Feb 13, 2013 6:45 PM by Lacey Steele
With the gun control debate firmly in the cross hairs at the state legislature and controversial proposals to ban assault weapons, expand background checks, and limit ammo clips, local law enforcement is having a chance to weigh in.
Tonight, a conversation with both the Pueblo and Fremont County Sheriffs.
Sheriff Jim Beicker of Fremont County doesn't believe we should go against the second amendment.
"I am hesitant when we add laws restricting firearms because we're talking about Constitutional rights," said Sheriff Beicker.
He'd rather enforce those laws already on the books, and Sheriff Kirk Taylor of Pueblo County agrees.
"Our legislature is now attempting to restrict the Constitutional right to bare arms without adequate funding for or systems in place to enforce it," said Sheriff Kirk Taylor of Pueblo County.
They say the problem isn't the weapon.
"Firearms don't scare me," said Sheriff Beicker. "It's firearms in the hands of the wrong people that continue to be the problem. I don't think we have a gun problem. I think we have a people problem."
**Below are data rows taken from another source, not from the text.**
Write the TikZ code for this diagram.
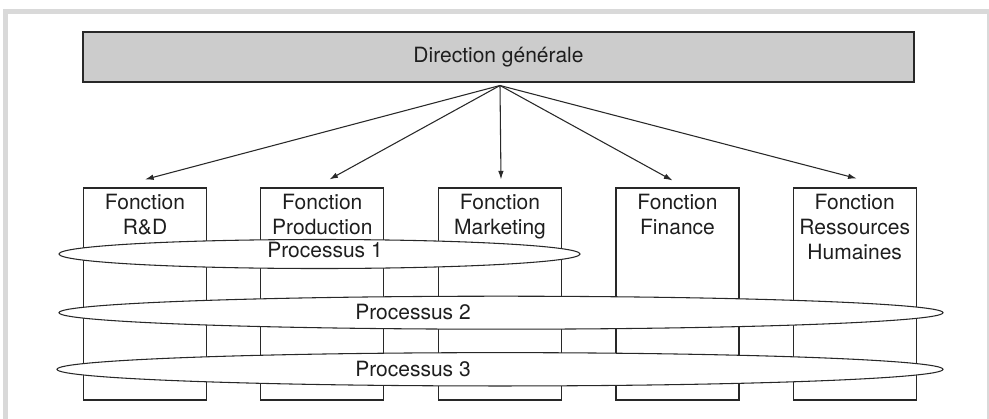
\documentclass[tikz,border=0pt]{standalone}
\usepackage{fontspec}
\setmainfont{TeX Gyre Heros}
\usepackage{tikz}
\usetikzlibrary{shapes.geometric,arrows.meta}

\definecolor{framegray}{RGB}{217,217,217}
\definecolor{boxgray}{RGB}{204,204,204}
\definecolor{linegray}{RGB}{40,40,40}
\definecolor{textgray}{RGB}{30,30,30}

\tikzset{
  txt/.style={text=textgray,font=\fontsize{15.75}{18.75}\selectfont,inner sep=0pt},
  topbox/.style={draw=linegray,line width=1.2pt,fill=boxgray,minimum width=623.25pt,minimum height=37.5pt,txt},
  fctbox/.style={draw=linegray,line width=0.8pt,minimum width=92.25pt,minimum height=159pt,inner sep=0pt},
  fcttext/.style={txt,anchor=north,align=center},
  proc/.style={ellipse,draw=linegray,line width=0.8pt,fill=white,inner sep=0pt},
  fleche/.style={draw=linegray,line width=0.8pt,-{Latex[length=6.5pt,width=4.2pt]}},
}

\begin{document}
\begin{tikzpicture}[x=0.75pt,y=0.75pt,yscale=-1]
\useasboundingbox (0,0) rectangle (989,418);
\clip (0,0) rectangle (989,418);

%Frame
\draw [framegray,line width=3.75pt] (5.8,440) -- (5.8,11.5) -- (989.2,11.5) -- (989.2,440);

%Top box
\node [topbox] (dg) at (498.5,57) {Direction générale};
\coordinate (hub) at (500,85.5);

%Function boxes
\node [fctbox] (rd) at (145,294) {};
\node [fctbox] (prod) at (322.3,294) {};
\node [fctbox] (mkt) at (500,294) {};
\node [fctbox] (fin) at (677.5,294) {};
\node [fctbox] (rh) at (854.7,294) {};

% Text Node
\node [fcttext] (rdt) at ([yshift=5]rd.north) {Fonction\\R\&D};
% Text Node
\node [fcttext] (prodt) at ([yshift=5]prod.north) {Fonction\\Production};
% Text Node
\node [fcttext] (mktt) at ([yshift=5]mkt.north) {Fonction\\Marketing};
% Text Node
\node [fcttext] (fint) at ([yshift=5]fin.north) {Fonction\\Finance};
% Text Node
\node [fcttext] (rht) at ([yshift=5]rh.north) {Fonction\\Ressources\\Humaines};

%Arrows
\draw [fleche] (hub) -- ([shift={(0,-8)}]rd.north);
\draw [fleche] (hub) -- ([shift={(7,-8)}]prod.north);
\draw [fleche] (hub) -- ([shift={(1,-8)}]mkt.north);
\draw [fleche] (hub) -- ([shift={(-5,-7)}]fin.north);
\draw [fleche] (hub) -- ([shift={(2,-9)}]rh.north);

%Processes
\node [proc,minimum width=390.75pt,minimum height=21.75pt] (p1) at (319.5,254) {};
\node [proc,minimum width=663pt,minimum height=24.75pt] (p2) at (501,312.7) {};
\node [proc,minimum width=664.5pt,minimum height=25pt] (p3) at (500,369.3) {};

% Text Node
\node [txt] (p1t) at ([shift={(5.5,-3.7)}]p1.center) {Processus 1};
% Text Node
\node [txt] (p2t) at ([shift={(-88,-1)}]p2.center) {Processus 2};
% Text Node
\node [txt] (p3t) at ([shift={(-87,0)}]p3.center) {Processus 3};

\end{tikzpicture}
\end{document}
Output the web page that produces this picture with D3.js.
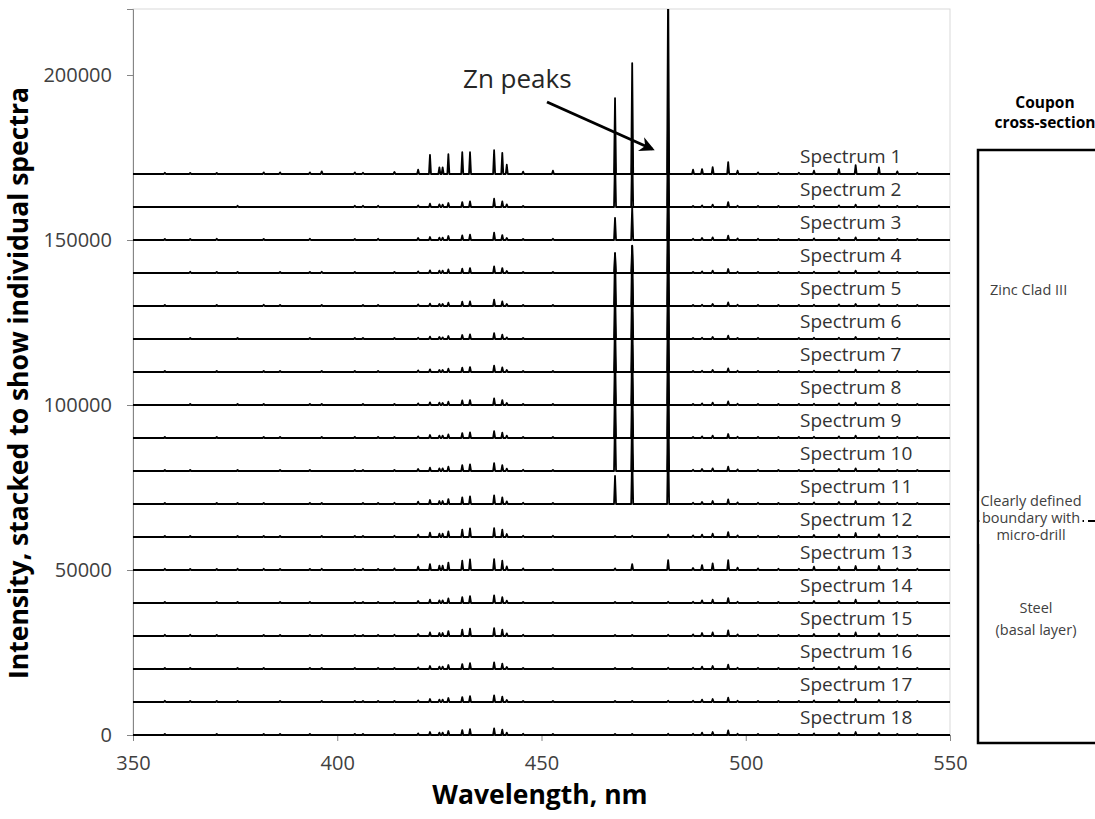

"I think the current gun legislation that they proposed is an effort to address a problem in the wrong manner," said Sheriff Taylor.
Which is why they think things like mental health should be looked into again instead of gun laws.
"What are the consequences down the road of that when we're talking about people's rights," said Sheriff Beicker.
Beicker was one of the sheriff's who went to speak against a House Bill that requires background checks for private gun transfers.
"There were sheriffs at the Capitol yesterday that stood in opposition to that bill because there's some consequences, unintended consequences, with that bill down the road," said Sheriff Beicker.
They both say they'll stand behind the second amendment for their constituents.
We've also spoken to El Paso County Sheriff Terry Maketa in the past who also believes the focus should be on the people committing the crimes, not the weapons involved.